American college baseball tournament

The 1995 North Atlantic Conference baseball tournament was held at Frawley Stadium in Wilmington, Delaware. The top six regular season finishers of the league's nine teams qualified for the double-elimination tournament. In the championship game, first-seeded Delaware defeated fifth-seeded Drexel, 12-2, to win its first tournament championship. As a result, Delaware received the North Atlantic's automatic bid to the 1995 NCAA tournament play-in round.

== Seeding ==
The top six finishers from the regular season were seeded one through six based on conference winning percentage only. They then played in a double-elimination format. In the first round, the one and six seeds were matched up in the first game, the two and five seeds in the second, and the three and four seeds in the third.

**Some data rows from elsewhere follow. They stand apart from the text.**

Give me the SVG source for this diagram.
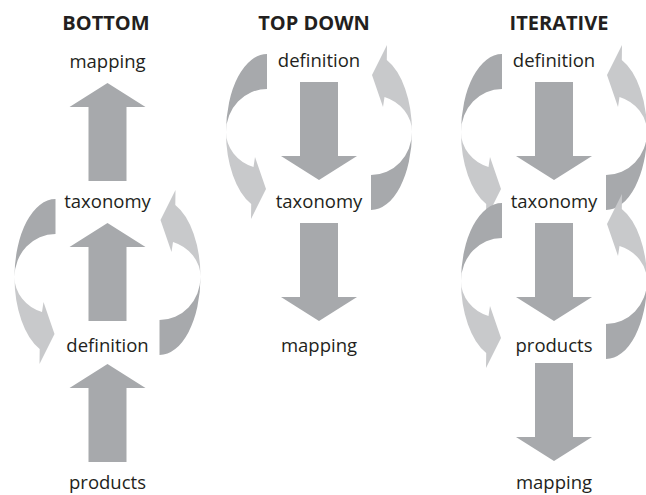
<svg xmlns="http://www.w3.org/2000/svg" width="646" height="495" viewBox="0 0 646 495">
  <style>
    .lbl { font-family: "Open Sans", "Noto Sans", "DejaVu Sans", sans-serif; font-size: 18.5px; fill: #231f20; text-anchor: middle; }
    .ttl { font-family: "Open Sans", "Noto Sans", "DejaVu Sans", sans-serif; font-size: 20px; font-weight: bold; fill: #231f20; text-anchor: middle; }
    .mid { fill: #a7a9ac; }
    .lite { fill: #c8c9cb; }
  </style>
  <defs>
    <path id="up" d="M0 0 L38 24 L19 24 L19 98 L-19 98 L-19 24 L-38 24 Z"/>
    <path id="cdark" d="M-52 -78 A41 78 0 0 0 -93 0 A41 43 0 0 1 -52 -43 Z"/>
    <path id="clight" d="M-93 0 A41 78 0 0 0 -67.8 72 L-68 87 L-53 57 L-64 25 L-65.5 35 A41 37 0 0 1 -93 0 Z"/>
    <g id="cycle">
      <use href="#cdark" class="mid"/>
      <use href="#clight" class="lite"/>
      <g transform="rotate(180)">
        <use href="#cdark" class="mid"/>
        <use href="#clight" class="lite"/>
      </g>
    </g>
  </defs>

  <g id="connectors">
    <!-- BOTTOM column: upward arrows -->
    <use href="#up" class="mid" transform="translate(107.5,83)"/>
    <use href="#up" class="mid" transform="translate(107.5,223)"/>
    <use href="#up" class="mid" transform="translate(107.5,364)"/>
    <use href="#cycle" transform="translate(107.5,277)"/>
    <!-- TOP DOWN column -->
    <use href="#up" class="mid" transform="translate(319,180) rotate(180)"/>
    <use href="#up" class="mid" transform="translate(319,321) rotate(180)"/>
    <use href="#cycle" transform="translate(319,132)"/>
    <!-- ITERATIVE column -->
    <use href="#up" class="mid" transform="translate(554,180) rotate(180)"/>
    <use href="#up" class="mid" transform="translate(554,321) rotate(180)"/>
    <use href="#up" class="mid" transform="translate(554,461) rotate(180)"/>
    <use href="#cycle" transform="translate(554,132)"/>
    <use href="#cycle" transform="translate(554,281)"/>
  </g>

  <g id="title-bottom"><text class="ttl" x="106" y="30">BOTTOM</text></g>
  <g id="title-topdown"><text class="ttl" x="314" y="30">TOP DOWN</text></g>
  <g id="title-iterative"><text class="ttl" x="559" y="30">ITERATIVE</text></g>

  <g id="b-mapping"><text class="lbl" x="107.5" y="68">mapping</text></g>
  <g id="b-taxonomy"><text class="lbl" x="107.5" y="208">taxonomy</text></g>
  <g id="b-definition"><text class="lbl" x="107.5" y="352">definition</text></g>
  <g id="b-products"><text class="lbl" x="107.5" y="489">products</text></g>

  <g id="t-definition"><text class="lbl" x="319" y="67">definition</text></g>
  <g id="t-taxonomy"><text class="lbl" x="319" y="208">taxonomy</text></g>
  <g id="t-mapping"><text class="lbl" x="319" y="352">mapping</text></g>

  <g id="i-definition"><text class="lbl" x="554" y="67">definition</text></g>
  <g id="i-taxonomy"><text class="lbl" x="554" y="208">taxonomy</text></g>
  <g id="i-products"><text class="lbl" x="554" y="352">products</text></g>
  <g id="i-mapping"><text class="lbl" x="554" y="489">mapping</text></g>
</svg>
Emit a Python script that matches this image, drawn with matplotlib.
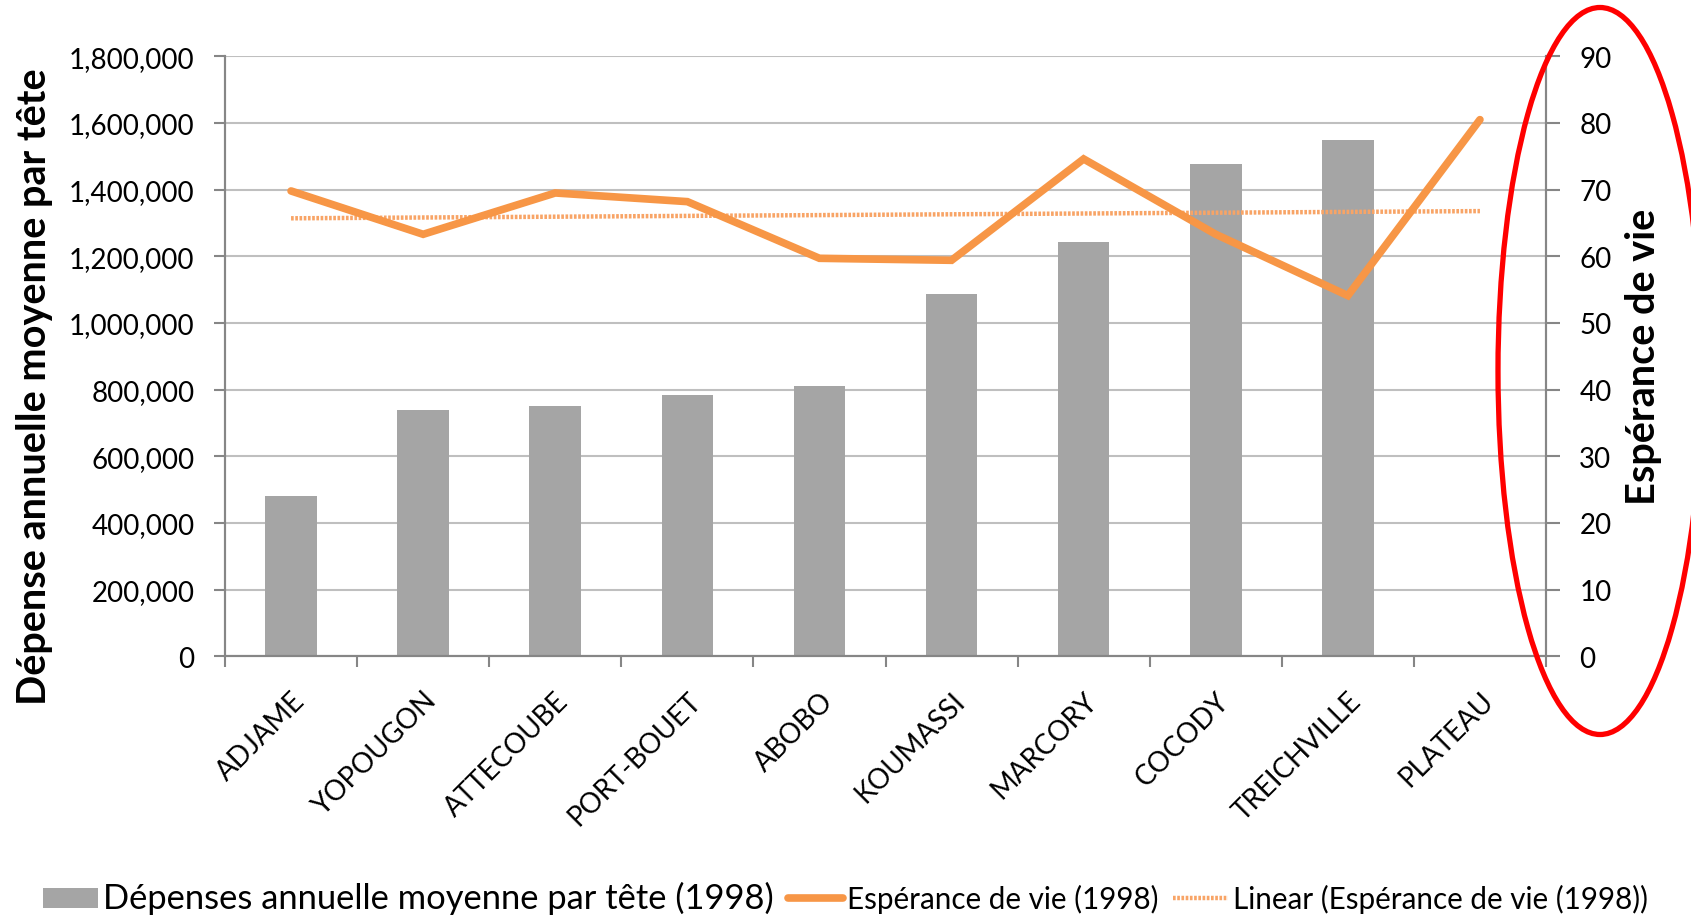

| Team | W | L | Pct. | GB | Seed |
|---|---|---|---|---|---|
| Delaware | 19 | 3 | .864 | – | 1 |
| Northeastern | 16 | 8 | .667 | 4 | 2 |
| Vermont | 15 | 9 | .625 | 5 | 3 |
| New Hampshire | 14 | 10 | .583 | 6 | 4 |
| Drexel | 11 | 12 | .478 | 8.5 | 5 |
| Maine | 11 | 13 | .458 | 9 | 6 |
| Hartford | 10 | 12 | .455 | 9 | – |
| Hofstra | 8 | 15 | 11.5 | 10 | – |
| Boston University | 1 | 23 | .042 | 19 | – |

== All-Tournament Team ==
The following players were named to the All-Tournament Team.

| Player | Team |
|---|---|
| Brian August | Delaware |
| Cliff Brumbaugh | Delaware |
| Andre Duffie | Delaware |
| Dan Hammer | Delaware |
| Ethan Jack | Delaware |
| Curt Schnur | Delaware |
| Kris Doiron | Drexel |
| Derek Gauthier | Northeastern |
| Mike O'Donnell | Northeastern |
| Dalyn Drown | Vermont |
| Anthony Valentine | New Hampshire |

=== Most Outstanding Player ===
Drexel pitcher and infielder Kris Doiron was named Most Outstanding Player.